Daesh affirme « nous vaincrons par ce que nous aimons plus la mort que vous n’aimez la vie » C’est un message en creux invitant à aimer la vie. Je me suis trouvé place de la République quelques jours après les attentats, la foule mêlée a quelques proches des victimes était recueillie, un groupe dansait en se tenant les mains à côté d’un piano couvert de bougies, on se regardait, on me donnait une bougie, j’aidais une dame à prendre une photo, contre la barbarie était né un moment de fraternité, un père d’une victime a dit que cette fraternité l’aidait à traverser l’épreuve.

REJOINDRE LE MONDE RÉEL, LA JUSTICE ET L’ESPÉRANCE DES HOMMES

Tout être humain porte en lui un potentiel d’amour de la vie, semblable à celui qui inspire les évangiles, une énergie pour se mettre en marche, pour être acteur, pour sortir de l’indifférence au monde, pour préserver sa droiture et sa hauteur de vue, se réconcilier, résister pour que toute leurs places soit laissée aux pauvres, aux étrangers, aux exclus dans nos relations de proximité comme l’espace publique et les décisions collectives.
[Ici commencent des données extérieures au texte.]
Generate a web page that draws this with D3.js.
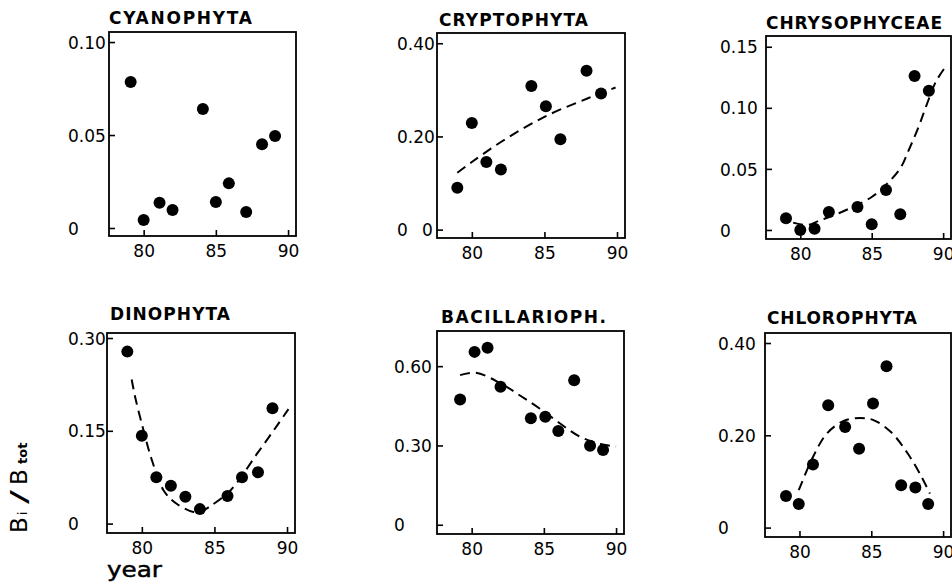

Restreindre ce potentiel évangélique à sa seule libération spirituelle me parait une limitation tragique, de même que l’enfermer dans un discours coupé de la vie réelle, dans un faux transcendant « vieux comme la mort » disait Marie Dominique Chenu, ce grand théologien qui demandait à l’Eglise d’entrer dans l’histoire. Il nous faut continuer d’abattre le mur de séparation avec la vie réelle, avec ceux de nos contemporains qui cherchent sincèrement la justice et le droit des pauvres et y ajouter toujours la ferveur et la fraternité.